TO DO: Write out the listing from the line with "Convert this chart to matplotlib code." to the line with "fig.savefig('out.png', dpi=100)", both lines included, exactly and nothing beyond. Leave pictures out.

INPUT FOR THIS TASK:
━━━━━━━━━━━━━━━━━━━━

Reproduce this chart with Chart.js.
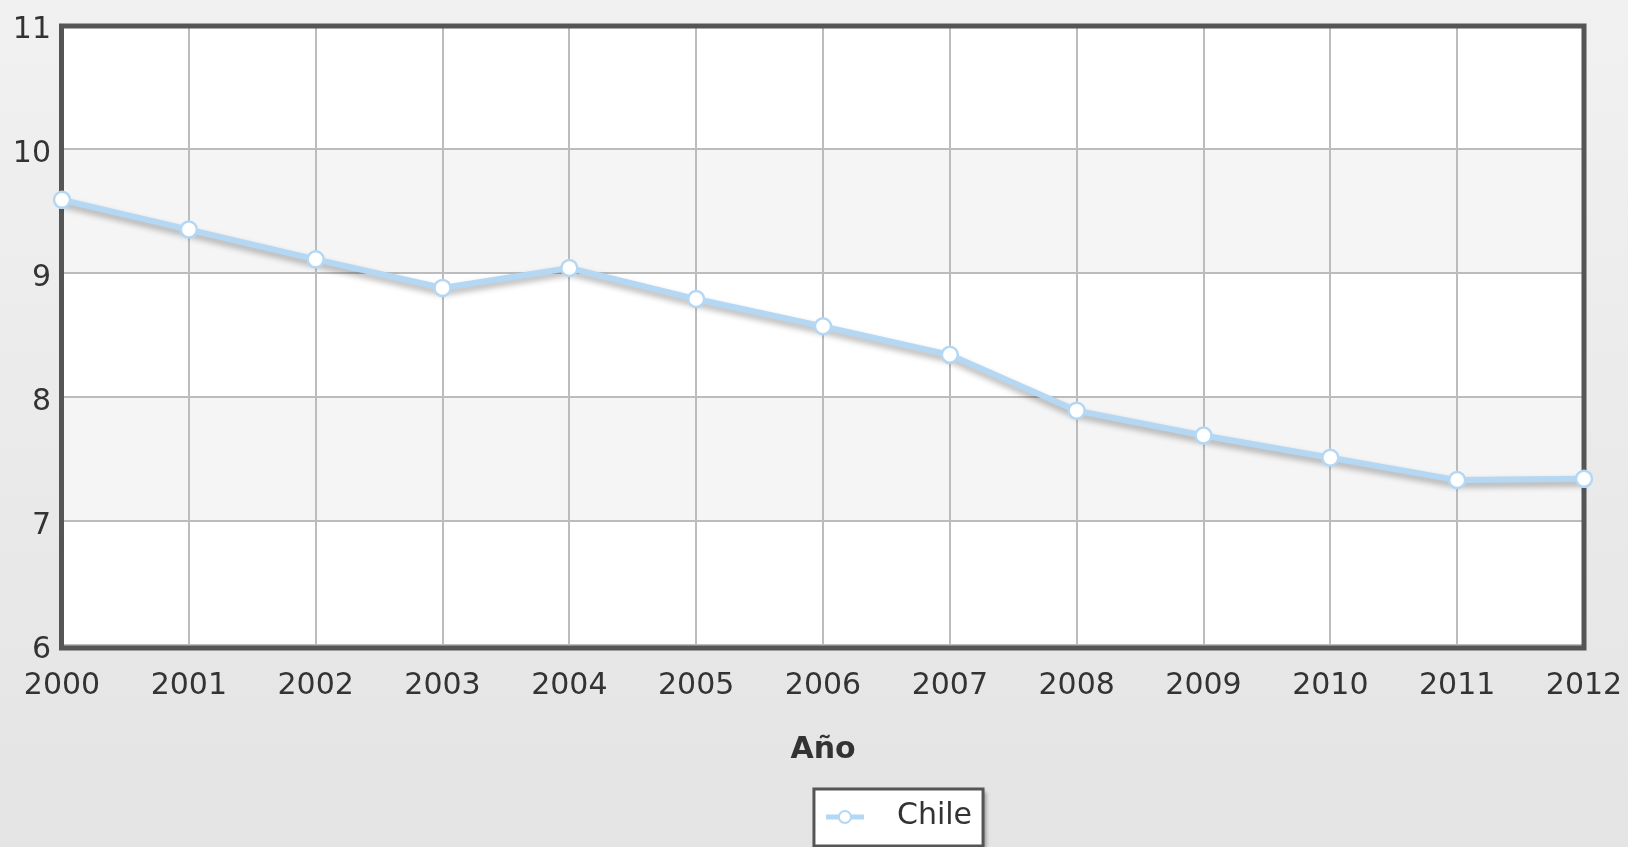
<!DOCTYPE html>
<html>
<head>
<meta charset="utf-8">
<script src="https://cdn.jsdelivr.net/npm/chart.js@4.4.1/dist/chart.umd.min.js"></script>
<style>
  html, body { margin: 0; padding: 0; }
  body { width: 1628px; height: 847px; overflow: hidden;
         background: linear-gradient(to bottom, #f1f1f1 0%, #e4e4e4 100%); }
  #wrap { position: absolute; left: 0; top: 0; width: 1628px; height: 847px; }
</style>
</head>
<body>
<div id="wrap"><canvas id="c" width="1628" height="847"></canvas></div>
<script>
// ---- data ----
const years = ['2000','2001','2002','2003','2004','2005','2006','2007','2008','2009','2010','2011','2012'];
const chileValues = [9.59, 9.35, 9.11, 8.88, 9.04, 8.79, 8.57, 8.34, 7.89, 7.69, 7.51, 7.33, 7.34];
const seriesLabel = 'Chile';
const xAxisTitle = 'Año';
const yMin = 6;
const yMax = 11;
const yStep = 1;

// ---- styles ----
const FONT = 'DejaVu Sans, Verdana, sans-serif';
const LINE_COLOR = '#b4d7f4';
const TEXT_COLOR = '#333333';
const FRAME_COLOR = '#555555';
const GRID_COLOR = '#bcbcbc';
const LEGEND_SHIFT = 107;

// shadow only under the line itself (not the point markers)
const origLineDraw = Chart.LineElement.prototype.draw;
Chart.LineElement.prototype.draw = function (ctx, area) {
  ctx.save();
  ctx.shadowColor = 'rgba(0,0,0,0.32)';
  ctx.shadowBlur = 6;
  ctx.shadowOffsetX = 0;
  ctx.shadowOffsetY = 4;
  origLineDraw.call(this, ctx, area);
  ctx.restore();
};

const bandsPlugin = {
  id: 'bands',
  beforeDraw(chart) {
    const {ctx, chartArea: ca, scales: {y}} = chart;
    ctx.save();
    ctx.fillStyle = '#ffffff';
    ctx.fillRect(ca.left, ca.top, ca.right - ca.left, ca.bottom - ca.top);
    const ticks = y.ticks.map(t => t.value).sort((a, b) => a - b);
    for (let i = 0; i < ticks.length - 1; i++) {
      if (i % 2 === 1) {
        const yb = y.getPixelForValue(ticks[i]);
        const yt = y.getPixelForValue(ticks[i + 1]);
        ctx.fillStyle = '#f5f5f5';
        ctx.fillRect(ca.left, yt, ca.right - ca.left, yb - yt);
      }
    }
    ctx.restore();
  },
  beforeDatasetsDraw(chart) {
    const {ctx, chartArea: ca} = chart;
    ctx.save();
    ctx.strokeStyle = FRAME_COLOR;
    ctx.lineWidth = 5;
    ctx.strokeRect(ca.left - 0.5, ca.top + 1, ca.right - ca.left + 0.5, ca.bottom - ca.top + 2);
    ctx.restore();
  },
  afterLayout(chart) {
    if (chart.legend) {
      chart.legend.left += LEGEND_SHIFT;
      chart.legend.right += LEGEND_SHIFT;
    }
  },
  afterDraw(chart) {
    const lg = chart.legend;
    if (!lg || !lg.legendHitBoxes || !lg.legendHitBoxes.length) return;
    const hb = lg.legendHitBoxes[0];
    const ctx = chart.ctx;
    const cy = hb.top + hb.height / 2;
    // frame
    ctx.save();
    const fx = hb.left - 12, fy = hb.top - 18;
    const fw = hb.width + 23, fh = 846 - fy;
    ctx.shadowColor = 'rgba(0,0,0,0.35)';
    ctx.shadowBlur = 4;
    ctx.shadowOffsetX = 3;
    ctx.shadowOffsetY = 3;
    ctx.fillStyle = '#ffffff';
    ctx.fillRect(fx, fy, fw, fh);
    ctx.shadowColor = 'rgba(0,0,0,0)';
    ctx.strokeStyle = FRAME_COLOR;
    ctx.lineWidth = 3;
    ctx.strokeRect(fx, fy, fw, fh);
    ctx.restore();
    // icon
    ctx.save();
    const iy = cy - 5;
    ctx.strokeStyle = LINE_COLOR;
    ctx.lineWidth = 5;
    ctx.beginPath();
    ctx.moveTo(hb.left, iy);
    ctx.lineTo(hb.left + 38, iy);
    ctx.stroke();
    ctx.beginPath();
    ctx.arc(hb.left + 19, iy, 6, 0, Math.PI * 2);
    ctx.fillStyle = '#ffffff';
    ctx.fill();
    ctx.lineWidth = 2;
    ctx.stroke();
    // text
    ctx.fillStyle = TEXT_COLOR;
    ctx.font = '30px ' + FONT;
    ctx.textBaseline = 'middle';
    ctx.textAlign = 'left';
    ctx.fillText(lg.legendItems[0].text, hb.left + 56 + 15, cy - 6);
    ctx.restore();
  }
};

new Chart(document.getElementById('c'), {
  type: 'line',
  data: {
    labels: years,
    datasets: [{
      label: seriesLabel,
      data: chileValues,
      borderColor: LINE_COLOR,
      borderWidth: 6,
      backgroundColor: '#ffffff',
      pointBackgroundColor: '#ffffff',
      pointBorderColor: LINE_COLOR,
      pointBorderWidth: 2.5,
      pointRadius: 8,
      tension: 0,
      fill: false,
      clip: false
    }]
  },
  options: {
    responsive: false,
    animation: false,
    layout: { padding: { top: 25, right: 44, left: 0, bottom: 0 } },
    plugins: {
      tooltip: { enabled: false },
      legend: {
        display: true,
        position: 'bottom',
        labels: {
          padding: 15,
          boxWidth: 56,
          boxHeight: 30,
          color: 'rgba(0,0,0,0)',
          font: { family: FONT, size: 30 },
          generateLabels(chart) {
            return chart.data.datasets.map((ds, i) => ({
              text: ds.label,
              fillStyle: 'rgba(0,0,0,0)',
              strokeStyle: 'rgba(0,0,0,0)',
              lineWidth: 0,
              datasetIndex: i,
              fontColor: 'rgba(0,0,0,0)'
            }));
          }
        }
      }
    },
    scales: {
      x: {
        type: 'category',
        offset: false,
        border: { display: false },
        grid: { color: GRID_COLOR, lineWidth: 2, drawTicks: false },
        ticks: { color: TEXT_COLOR, font: { family: FONT, size: 30 }, padding: 23, maxRotation: 0, autoSkip: false },
        title: { display: true, text: xAxisTitle, color: TEXT_COLOR,
                 font: { family: FONT, size: 30, weight: 'bold' }, padding: { top: 0, bottom: 24 } },
        afterFit(scale) { scale.height = 147; scale.paddingRight = 0; scale.paddingLeft = 0; }
      },
      y: {
        min: yMin,
        max: yMax,
        border: { display: false },
        grid: { color: GRID_COLOR, lineWidth: 2, drawTicks: false },
        ticks: { stepSize: yStep, color: TEXT_COLOR, font: { family: FONT, size: 30 }, padding: 11, labelOffset: 5 },
        afterFit(scale) { scale.width = 62; scale.paddingTop = 0; scale.paddingBottom = 0; }
      }
    }
  },
  plugins: [bandsPlugin]
});
</script>
</body>
</html>
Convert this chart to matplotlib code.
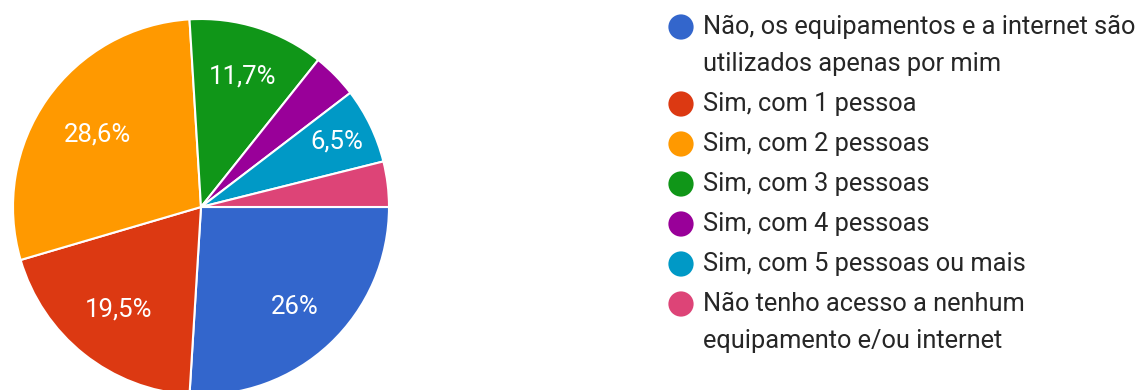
import matplotlib
matplotlib.use('Agg')
import matplotlib.pyplot as plt
import numpy as np

plt.rcParams['font.family'] = ['Roboto', 'DejaVu Sans']

# respostas (%)
labels = [
    'Não, os equipamentos e a internet são\nutilizados apenas por mim',
    'Sim, com 1 pessoa',
    'Sim, com 2 pessoas',
    'Sim, com 3 pessoas',
    'Sim, com 4 pessoas',
    'Sim, com 5 pessoas ou mais',
    'Não tenho acesso a nenhum\nequipamento e/ou internet',
]
percent = [26.0, 19.5, 28.6, 11.7, 3.9, 6.5, 3.9]
colors = ['#3366cc', '#dc3912', '#ff9900', '#109618', '#990099', '#0099c6', '#dd4477']

W, H = 1142, 390
fig = plt.figure(figsize=(W / 100, H / 100), dpi=100)

# pizza: centro (201, 207) px, raio 188 px
cx, cy, r = 201, 207, 188
ax = fig.add_axes([(cx - r) / W, (H - cy - r) / H, 2 * r / W, 2 * r / H])
wedges, _ = ax.pie(percent, colors=colors, startangle=0, counterclock=False,
                   radius=1, wedgeprops=dict(edgecolor='white', linewidth=1.5))
ax.set_xlim(-1, 1)
ax.set_ylim(-1, 1)
ax.set_aspect('equal')
ax.axis('off')


def fmt(v):
    s = f'{v:.1f}'.rstrip('0').rstrip('.')
    return s.replace('.', ',') + '%'


# rótulos só nas fatias maiores
label_dist = [0.73, 0.70, 0.67, 0.73, 0.7, 0.80, 0.7]
for w, v, d in zip(wedges, percent, label_dist):
    if v < 5:
        continue
    ang = np.deg2rad((w.theta1 + w.theta2) / 2)
    ax.text(d * np.cos(ang), d * np.sin(ang), fmt(v), color='white',
            fontsize=18.5, ha='center', va='center')

# legenda
lg = fig.add_axes([0, 0, 1, 1])
lg.set_xlim(0, W)
lg.set_ylim(H, 0)
lg.axis('off')
y = 27
for lab, c in zip(labels, colors):
    lg.scatter([681], [y], s=330, color=c, edgecolors='none')
    for i, line in enumerate(lab.split('\n')):
        lg.text(703, y + i * 37, line, fontsize=18.3, color='#262626',
                ha='left', va='center')
    y += 37 * (lab.count('\n')) + 40

fig.savefig('out.png', dpi=100)
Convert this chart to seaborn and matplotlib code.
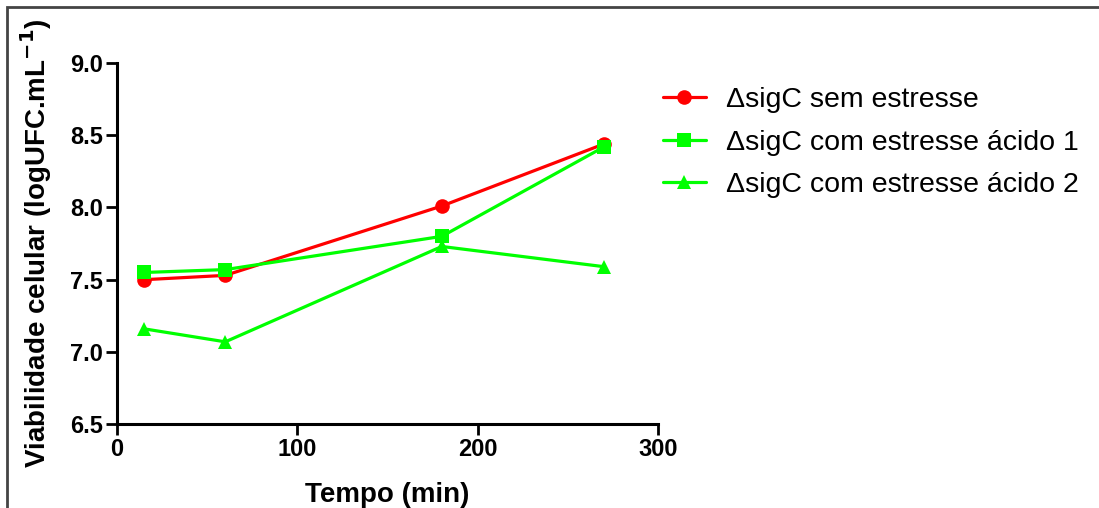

━━━━━━━━━━━━━━━━━━━━

TASK RESPONSE:
Convert this chart to matplotlib code.
import matplotlib
matplotlib.use('Agg')
import matplotlib.pyplot as plt
import numpy as np

plt.rcParams['font.family'] = ['Roboto', 'DejaVu Sans']

# respostas (%)
labels = [
    'Não, os equipamentos e a internet são\nutilizados apenas por mim',
    'Sim, com 1 pessoa',
    'Sim, com 2 pessoas',
    'Sim, com 3 pessoas',
    'Sim, com 4 pessoas',
    'Sim, com 5 pessoas ou mais',
    'Não tenho acesso a nenhum\nequipamento e/ou internet',
]
percent = [26.0, 19.5, 28.6, 11.7, 3.9, 6.5, 3.9]
colors = ['#3366cc', '#dc3912', '#ff9900', '#109618', '#990099', '#0099c6', '#dd4477']

W, H = 1142, 390
fig = plt.figure(figsize=(W / 100, H / 100), dpi=100)

# pizza: centro (201, 207) px, raio 188 px
cx, cy, r = 201, 207, 188
ax = fig.add_axes([(cx - r) / W, (H - cy - r) / H, 2 * r / W, 2 * r / H])
wedges, _ = ax.pie(percent, colors=colors, startangle=0, counterclock=False,
                   radius=1, wedgeprops=dict(edgecolor='white', linewidth=1.5))
ax.set_xlim(-1, 1)
ax.set_ylim(-1, 1)
ax.set_aspect('equal')
ax.axis('off')


def fmt(v):
    s = f'{v:.1f}'.rstrip('0').rstrip('.')
    return s.replace('.', ',') + '%'


# rótulos só nas fatias maiores
label_dist = [0.73, 0.70, 0.67, 0.73, 0.7, 0.80, 0.7]
for w, v, d in zip(wedges, percent, label_dist):
    if v < 5:
        continue
    ang = np.deg2rad((w.theta1 + w.theta2) / 2)
    ax.text(d * np.cos(ang), d * np.sin(ang), fmt(v), color='white',
            fontsize=18.5, ha='center', va='center')

# legenda
lg = fig.add_axes([0, 0, 1, 1])
lg.set_xlim(0, W)
lg.set_ylim(H, 0)
lg.axis('off')
y = 27
for lab, c in zip(labels, colors):
    lg.scatter([681], [y], s=330, color=c, edgecolors='none')
    for i, line in enumerate(lab.split('\n')):
        lg.text(703, y + i * 37, line, fontsize=18.3, color='#262626',
                ha='left', va='center')
    y += 37 * (lab.count('\n')) + 40

fig.savefig('out.png', dpi=100)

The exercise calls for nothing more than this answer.